Christopher Hawkins

Personal information
- Full name: Christopher George Hawkins
- Born: 31 August 1938 Slough, Buckinghamshire, England
- Died: 29 December 2022 (aged 84)
- Batting: Right-handed
- Bowling: Right-arm medium
- Role: Wicket-keeper

Domestic team information
- 1957: Warwickshire
- 1955–1965: Buckinghamshire

Career statistics
| Competition | First-class |
| Matches | 4 |
| Runs scored | 16 |
| Batting average | 5.33 |
| 100s/50s | 0/0 |
| Top score | 11* |
| Catches/stumpings | 7/2 |
- Source: Cricinfo, 27 June 2011

= Christopher Hawkins (cricketer) =

English cricketer

Christopher George Hawkins (31 August 1938 – 29 December 2022) was an English cricketer. He was a right-handed batsman who fielded as a wicket-keeper. He was born in Slough, Buckinghamshire.
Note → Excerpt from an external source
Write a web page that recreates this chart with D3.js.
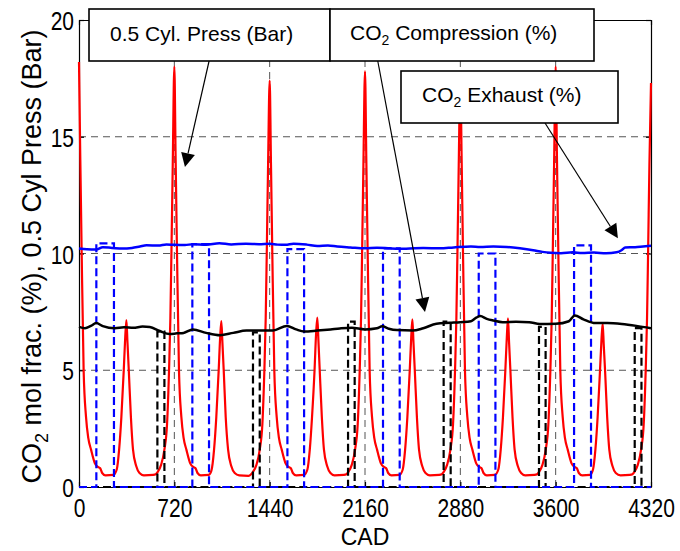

Hawkins made his debut for Buckinghamshire in the 1955 Minor Counties Championship against Norfolk. He played Minor counties cricket for Buckinghamshire from 1955 to 1965, making 44 Minor Counties Championship appearances. Hawkins made his first-class debut for Warwickshire against Cambridge University in 1957. His next first-class appearance was his only County Championship game, which came against Northamptonshire. He played two further first-class matches in 1957, against Scotland and the Combined Services. A specialist wicket-keeper, Hawkins scored just 16 runs in his four first-class matches, with a high score of 11 not out. He took seven catches and made two stumpings.